Some varieties of parsley simply won’t grow at home
The easiest way to get parsley leaves is planting the roots in soil. However, some kinds of the vegetable won’t grow like this.
Those available at greengrocers and supermarkets are definitely not the ones you are looking for. The best idea is to get some, possibly somewhere on street markets, with small leave buds.
You can also buy seeds, but this way calls for far more patience.
Leaves from the roots
Once you select an appropriate root, put it into a pot and cover with soil, leaving its top clear. The pot should be quite wide so that a few roots could grow together.
Once you plant them, water them and put them in a spot with good sun exposure for 1 – 2 weeks.
The more roots you plant, the more likely you are to enjoy your parsley leaves soon.
The seeds way
It takes much more time to get leaves following this method. Before sowing, the seeds should be soaked with lukewarm water for a night. This will speed up the process a little.

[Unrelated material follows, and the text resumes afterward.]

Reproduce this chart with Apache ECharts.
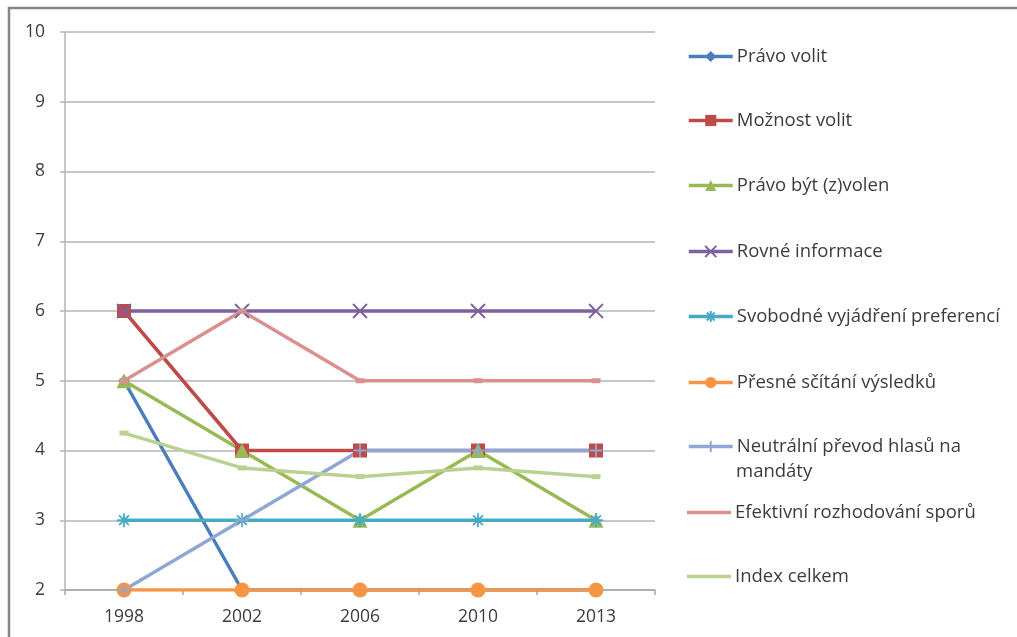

Sow them about half an inch deep. The first leaves should appear in approximately 20 days. However, let them grow a bit longer.
Watering and soil
The choice of medium is not particularly difficult. Neither the seeds nor the roots have any specific requirements. They will easily grow in universal soil, used for balcony flowers for example.
Watering is of critical importance. Parsley does not tolerate soil that is constantly damp and will rot soon. Of course deprived of water for tool long will dry, too. Summing up, it’s all about watering moderation.
Remember to trim well
To grow well, parsley needs to be properly trimmed. Never cut it right at the root – trim it at 4 inches over the soil level. Do it regularly and your parsley will grow nice and big.
A great source of iron and vitamins
Parsley leaves are a valued source of iron and vitamin C as it contains more vitamin C than, for example, oranges and lemons. Thanks to high content of beta-Carotene and vitamin E, it is also good for our skin and eyesight. On top of that there is folic acid (170 µg), and other minerals, including magnesium, calcium, potassium, phosphor, zinc, copper and manganese. It’s really worth the effort!
A matching spice for a variety of dishes
There are many dishes that once sprinkled with chopped onion leaves will be really mouth-watering. You can add it to your pesto or even ‘smuggle’ in a cocktail. I would also give it a try on a sandwich!